◆ **Aim of the task**: Identify the lines containing the word "What". Copy each one.
■ ■ ■ ■ ■ ■ ■
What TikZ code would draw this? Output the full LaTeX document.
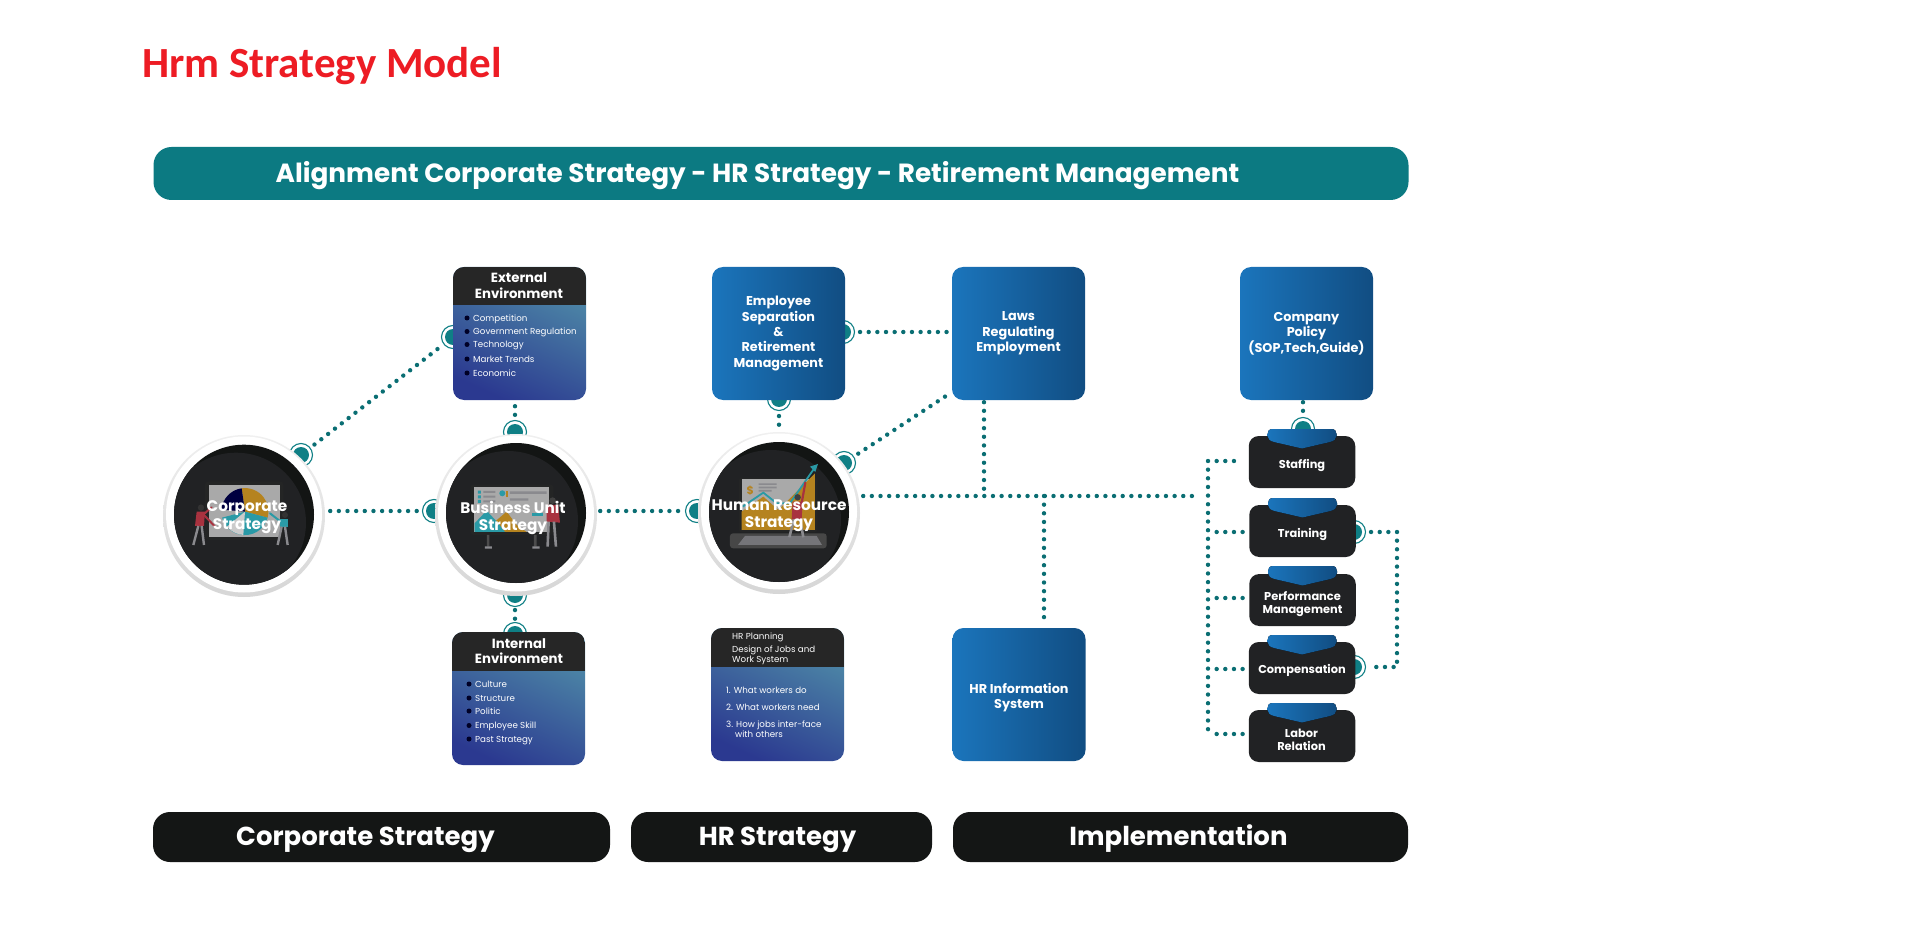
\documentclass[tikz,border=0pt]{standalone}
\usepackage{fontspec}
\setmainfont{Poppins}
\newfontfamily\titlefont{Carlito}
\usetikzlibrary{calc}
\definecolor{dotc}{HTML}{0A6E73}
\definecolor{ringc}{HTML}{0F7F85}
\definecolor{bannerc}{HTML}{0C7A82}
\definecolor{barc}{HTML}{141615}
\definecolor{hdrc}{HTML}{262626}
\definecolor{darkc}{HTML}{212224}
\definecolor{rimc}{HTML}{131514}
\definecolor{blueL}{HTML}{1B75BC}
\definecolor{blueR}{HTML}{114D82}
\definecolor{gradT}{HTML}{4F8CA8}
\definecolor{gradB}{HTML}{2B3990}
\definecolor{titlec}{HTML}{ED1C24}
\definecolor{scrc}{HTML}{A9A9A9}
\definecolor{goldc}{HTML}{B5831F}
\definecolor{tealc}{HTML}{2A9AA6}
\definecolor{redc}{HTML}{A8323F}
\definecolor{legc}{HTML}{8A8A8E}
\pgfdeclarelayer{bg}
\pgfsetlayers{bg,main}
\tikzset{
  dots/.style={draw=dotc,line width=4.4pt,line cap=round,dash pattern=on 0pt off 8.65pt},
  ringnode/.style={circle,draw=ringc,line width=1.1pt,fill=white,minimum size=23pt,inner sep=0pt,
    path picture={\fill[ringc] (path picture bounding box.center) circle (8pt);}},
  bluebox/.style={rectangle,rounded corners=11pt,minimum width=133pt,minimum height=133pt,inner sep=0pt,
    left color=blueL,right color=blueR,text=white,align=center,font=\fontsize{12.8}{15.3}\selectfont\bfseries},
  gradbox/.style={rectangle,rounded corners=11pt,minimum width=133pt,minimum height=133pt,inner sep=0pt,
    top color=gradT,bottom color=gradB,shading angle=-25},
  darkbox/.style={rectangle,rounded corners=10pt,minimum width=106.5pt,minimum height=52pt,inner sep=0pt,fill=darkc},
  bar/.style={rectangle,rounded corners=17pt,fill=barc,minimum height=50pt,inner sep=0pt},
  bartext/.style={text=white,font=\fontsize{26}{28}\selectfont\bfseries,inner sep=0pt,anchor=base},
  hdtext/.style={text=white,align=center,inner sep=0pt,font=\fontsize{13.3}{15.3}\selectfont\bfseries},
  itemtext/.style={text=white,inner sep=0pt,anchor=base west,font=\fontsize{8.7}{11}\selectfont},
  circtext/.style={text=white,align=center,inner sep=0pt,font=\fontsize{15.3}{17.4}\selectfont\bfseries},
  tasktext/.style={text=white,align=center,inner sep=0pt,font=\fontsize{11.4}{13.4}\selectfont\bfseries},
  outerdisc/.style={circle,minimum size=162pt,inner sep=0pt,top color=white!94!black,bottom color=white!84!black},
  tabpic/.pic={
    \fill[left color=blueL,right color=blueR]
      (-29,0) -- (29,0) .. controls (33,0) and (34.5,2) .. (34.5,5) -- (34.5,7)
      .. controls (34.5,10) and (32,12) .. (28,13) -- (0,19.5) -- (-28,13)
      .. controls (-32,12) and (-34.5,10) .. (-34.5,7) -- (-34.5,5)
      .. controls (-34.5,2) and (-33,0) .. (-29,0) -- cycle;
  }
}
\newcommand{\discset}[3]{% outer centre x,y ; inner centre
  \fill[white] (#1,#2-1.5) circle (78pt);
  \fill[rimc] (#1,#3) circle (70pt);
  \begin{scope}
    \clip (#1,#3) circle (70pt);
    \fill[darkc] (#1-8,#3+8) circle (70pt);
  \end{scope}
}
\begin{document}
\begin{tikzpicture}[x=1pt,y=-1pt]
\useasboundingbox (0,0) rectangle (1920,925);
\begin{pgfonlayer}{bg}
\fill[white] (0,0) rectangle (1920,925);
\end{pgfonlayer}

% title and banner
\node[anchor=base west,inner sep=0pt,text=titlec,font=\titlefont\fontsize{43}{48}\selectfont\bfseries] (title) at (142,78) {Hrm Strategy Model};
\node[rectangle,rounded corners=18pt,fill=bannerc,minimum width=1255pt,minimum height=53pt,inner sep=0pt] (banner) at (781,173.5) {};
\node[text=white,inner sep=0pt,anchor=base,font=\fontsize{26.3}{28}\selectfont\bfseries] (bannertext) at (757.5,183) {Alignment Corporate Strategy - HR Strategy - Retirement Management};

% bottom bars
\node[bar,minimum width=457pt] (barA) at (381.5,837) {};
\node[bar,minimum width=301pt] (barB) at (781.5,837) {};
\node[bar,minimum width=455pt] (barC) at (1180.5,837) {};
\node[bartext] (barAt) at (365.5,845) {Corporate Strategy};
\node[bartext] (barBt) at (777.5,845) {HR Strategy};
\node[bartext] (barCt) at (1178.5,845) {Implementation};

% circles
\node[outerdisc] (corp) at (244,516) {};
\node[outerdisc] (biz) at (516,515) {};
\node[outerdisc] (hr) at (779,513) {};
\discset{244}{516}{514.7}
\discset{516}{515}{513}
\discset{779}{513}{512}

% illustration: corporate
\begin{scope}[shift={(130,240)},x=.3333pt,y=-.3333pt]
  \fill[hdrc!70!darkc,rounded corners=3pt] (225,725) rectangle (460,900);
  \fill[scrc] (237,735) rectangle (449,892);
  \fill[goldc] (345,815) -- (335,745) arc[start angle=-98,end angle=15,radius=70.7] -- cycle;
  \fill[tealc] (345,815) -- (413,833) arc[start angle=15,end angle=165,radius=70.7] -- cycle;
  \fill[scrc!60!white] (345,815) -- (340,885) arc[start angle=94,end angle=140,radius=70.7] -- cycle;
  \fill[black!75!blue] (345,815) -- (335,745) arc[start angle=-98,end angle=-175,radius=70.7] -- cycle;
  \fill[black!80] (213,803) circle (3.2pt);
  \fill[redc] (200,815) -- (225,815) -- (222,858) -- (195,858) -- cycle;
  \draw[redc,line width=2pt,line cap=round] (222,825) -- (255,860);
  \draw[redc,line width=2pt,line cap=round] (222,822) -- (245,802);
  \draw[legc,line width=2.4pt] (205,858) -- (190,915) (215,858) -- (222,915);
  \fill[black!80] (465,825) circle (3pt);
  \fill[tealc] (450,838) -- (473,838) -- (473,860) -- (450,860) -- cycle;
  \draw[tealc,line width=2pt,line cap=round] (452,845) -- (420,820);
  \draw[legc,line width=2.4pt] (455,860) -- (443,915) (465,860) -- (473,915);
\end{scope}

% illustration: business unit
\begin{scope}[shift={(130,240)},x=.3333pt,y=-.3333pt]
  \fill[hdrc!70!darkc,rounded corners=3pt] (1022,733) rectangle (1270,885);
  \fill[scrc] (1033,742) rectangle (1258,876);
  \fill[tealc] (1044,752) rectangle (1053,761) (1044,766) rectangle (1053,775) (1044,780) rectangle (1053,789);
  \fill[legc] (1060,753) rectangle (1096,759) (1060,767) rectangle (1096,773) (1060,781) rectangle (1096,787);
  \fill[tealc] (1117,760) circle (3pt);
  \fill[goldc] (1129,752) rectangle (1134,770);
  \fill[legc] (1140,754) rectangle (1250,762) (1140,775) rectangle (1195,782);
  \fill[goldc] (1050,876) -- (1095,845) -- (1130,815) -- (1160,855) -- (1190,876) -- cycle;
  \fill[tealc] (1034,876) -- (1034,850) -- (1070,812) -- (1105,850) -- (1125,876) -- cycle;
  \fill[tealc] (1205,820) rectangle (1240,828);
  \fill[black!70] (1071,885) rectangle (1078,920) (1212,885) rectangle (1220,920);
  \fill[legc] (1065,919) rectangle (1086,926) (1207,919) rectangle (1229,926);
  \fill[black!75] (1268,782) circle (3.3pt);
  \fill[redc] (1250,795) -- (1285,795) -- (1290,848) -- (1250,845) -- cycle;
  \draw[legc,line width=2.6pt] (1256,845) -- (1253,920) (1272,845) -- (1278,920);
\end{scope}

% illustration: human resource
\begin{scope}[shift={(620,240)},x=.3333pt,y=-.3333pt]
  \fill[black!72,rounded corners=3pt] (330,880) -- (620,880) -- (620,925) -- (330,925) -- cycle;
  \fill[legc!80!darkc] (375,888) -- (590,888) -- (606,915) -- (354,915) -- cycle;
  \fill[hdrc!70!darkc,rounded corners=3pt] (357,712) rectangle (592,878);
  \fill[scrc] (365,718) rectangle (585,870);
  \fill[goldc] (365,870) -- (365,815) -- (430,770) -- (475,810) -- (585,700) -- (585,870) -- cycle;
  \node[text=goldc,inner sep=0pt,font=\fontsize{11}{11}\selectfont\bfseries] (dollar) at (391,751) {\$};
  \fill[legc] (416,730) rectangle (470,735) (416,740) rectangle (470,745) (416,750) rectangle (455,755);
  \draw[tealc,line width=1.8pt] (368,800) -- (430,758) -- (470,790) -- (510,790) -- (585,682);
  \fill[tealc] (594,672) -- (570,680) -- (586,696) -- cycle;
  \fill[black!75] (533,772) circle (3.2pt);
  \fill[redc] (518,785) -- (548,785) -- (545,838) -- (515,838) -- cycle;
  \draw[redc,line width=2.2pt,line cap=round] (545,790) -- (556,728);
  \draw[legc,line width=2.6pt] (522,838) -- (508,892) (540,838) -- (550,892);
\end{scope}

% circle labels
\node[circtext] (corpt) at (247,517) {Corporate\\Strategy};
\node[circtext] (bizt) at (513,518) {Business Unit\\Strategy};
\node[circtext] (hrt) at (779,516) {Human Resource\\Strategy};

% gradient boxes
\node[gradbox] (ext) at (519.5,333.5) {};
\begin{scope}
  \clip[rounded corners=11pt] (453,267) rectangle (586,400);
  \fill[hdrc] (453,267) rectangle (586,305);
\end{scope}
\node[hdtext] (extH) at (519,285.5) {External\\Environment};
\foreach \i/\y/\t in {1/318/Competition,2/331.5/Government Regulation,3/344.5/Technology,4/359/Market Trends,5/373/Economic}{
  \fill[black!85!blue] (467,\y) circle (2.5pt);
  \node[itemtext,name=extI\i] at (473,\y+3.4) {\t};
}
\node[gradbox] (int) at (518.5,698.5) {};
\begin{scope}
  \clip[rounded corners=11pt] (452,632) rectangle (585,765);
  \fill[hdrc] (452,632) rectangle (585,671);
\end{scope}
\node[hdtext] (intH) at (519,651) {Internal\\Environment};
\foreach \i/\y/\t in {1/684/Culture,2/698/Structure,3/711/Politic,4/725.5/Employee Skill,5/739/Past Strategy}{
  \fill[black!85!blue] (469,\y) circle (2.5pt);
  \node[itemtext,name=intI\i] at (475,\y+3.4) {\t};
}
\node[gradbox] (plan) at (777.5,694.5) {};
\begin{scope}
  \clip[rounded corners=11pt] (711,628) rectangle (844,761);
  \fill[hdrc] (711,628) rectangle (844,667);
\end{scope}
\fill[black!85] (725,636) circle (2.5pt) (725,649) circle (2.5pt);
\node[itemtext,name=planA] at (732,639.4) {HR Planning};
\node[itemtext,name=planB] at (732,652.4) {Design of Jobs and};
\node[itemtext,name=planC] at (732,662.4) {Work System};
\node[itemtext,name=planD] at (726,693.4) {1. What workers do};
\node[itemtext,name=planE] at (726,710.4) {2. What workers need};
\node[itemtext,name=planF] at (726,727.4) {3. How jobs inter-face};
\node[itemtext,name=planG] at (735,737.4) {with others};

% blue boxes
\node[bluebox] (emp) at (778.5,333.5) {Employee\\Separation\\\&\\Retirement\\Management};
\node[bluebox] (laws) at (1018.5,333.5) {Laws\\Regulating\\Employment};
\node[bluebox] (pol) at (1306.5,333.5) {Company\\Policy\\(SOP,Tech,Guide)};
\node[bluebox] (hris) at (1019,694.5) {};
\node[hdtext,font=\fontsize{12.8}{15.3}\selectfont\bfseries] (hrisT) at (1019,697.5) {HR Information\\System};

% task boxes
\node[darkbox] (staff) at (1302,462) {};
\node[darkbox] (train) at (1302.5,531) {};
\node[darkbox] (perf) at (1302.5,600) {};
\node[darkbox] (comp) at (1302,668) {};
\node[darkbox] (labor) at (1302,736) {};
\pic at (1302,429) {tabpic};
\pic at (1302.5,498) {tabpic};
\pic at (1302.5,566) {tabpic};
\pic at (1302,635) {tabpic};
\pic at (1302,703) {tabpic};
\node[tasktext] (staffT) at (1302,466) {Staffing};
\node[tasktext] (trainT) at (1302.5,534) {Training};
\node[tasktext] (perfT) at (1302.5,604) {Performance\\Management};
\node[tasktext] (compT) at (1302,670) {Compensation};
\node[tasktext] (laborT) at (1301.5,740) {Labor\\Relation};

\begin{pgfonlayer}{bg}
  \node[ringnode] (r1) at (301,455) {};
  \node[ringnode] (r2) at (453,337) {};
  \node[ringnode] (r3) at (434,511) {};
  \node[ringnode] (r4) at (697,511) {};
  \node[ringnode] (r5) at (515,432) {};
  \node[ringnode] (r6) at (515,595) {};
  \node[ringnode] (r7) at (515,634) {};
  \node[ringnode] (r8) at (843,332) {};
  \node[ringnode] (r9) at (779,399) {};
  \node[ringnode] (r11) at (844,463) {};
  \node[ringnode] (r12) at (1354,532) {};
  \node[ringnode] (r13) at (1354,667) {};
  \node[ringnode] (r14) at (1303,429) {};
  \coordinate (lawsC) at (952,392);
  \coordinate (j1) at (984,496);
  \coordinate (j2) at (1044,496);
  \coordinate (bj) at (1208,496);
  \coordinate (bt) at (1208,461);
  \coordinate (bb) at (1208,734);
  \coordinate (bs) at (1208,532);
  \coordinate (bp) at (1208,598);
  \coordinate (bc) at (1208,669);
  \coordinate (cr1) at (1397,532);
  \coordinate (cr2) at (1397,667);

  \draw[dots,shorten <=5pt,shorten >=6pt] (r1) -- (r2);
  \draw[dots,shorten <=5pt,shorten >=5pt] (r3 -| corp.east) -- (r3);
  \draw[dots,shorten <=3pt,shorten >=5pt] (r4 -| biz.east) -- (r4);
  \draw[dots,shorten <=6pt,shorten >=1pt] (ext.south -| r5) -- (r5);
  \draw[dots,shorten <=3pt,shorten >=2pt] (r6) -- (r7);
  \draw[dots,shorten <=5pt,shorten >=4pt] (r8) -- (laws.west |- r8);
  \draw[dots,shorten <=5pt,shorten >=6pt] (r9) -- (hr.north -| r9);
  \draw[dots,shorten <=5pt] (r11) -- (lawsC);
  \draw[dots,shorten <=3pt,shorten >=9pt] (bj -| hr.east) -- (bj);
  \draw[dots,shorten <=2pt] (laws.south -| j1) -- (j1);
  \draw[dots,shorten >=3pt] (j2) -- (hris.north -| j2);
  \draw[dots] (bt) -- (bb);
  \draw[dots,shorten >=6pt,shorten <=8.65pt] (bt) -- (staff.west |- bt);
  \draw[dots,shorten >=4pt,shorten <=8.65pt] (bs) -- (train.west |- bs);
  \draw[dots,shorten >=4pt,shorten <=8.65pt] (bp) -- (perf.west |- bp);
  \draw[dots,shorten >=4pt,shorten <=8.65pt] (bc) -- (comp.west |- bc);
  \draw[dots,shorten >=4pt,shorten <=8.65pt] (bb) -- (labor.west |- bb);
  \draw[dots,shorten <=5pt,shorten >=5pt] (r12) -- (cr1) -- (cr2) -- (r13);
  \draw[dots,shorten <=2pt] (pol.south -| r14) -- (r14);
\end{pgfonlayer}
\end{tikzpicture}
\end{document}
■ ■ ■ ■ ■ ■ ■
◆ **Worked answer**:
What TikZ code would draw this? Output the full LaTeX document.
\node[itemtext,name=planD] at (726,693.4) {1. What workers do};
\node[itemtext,name=planE] at (726,710.4) {2. What workers need};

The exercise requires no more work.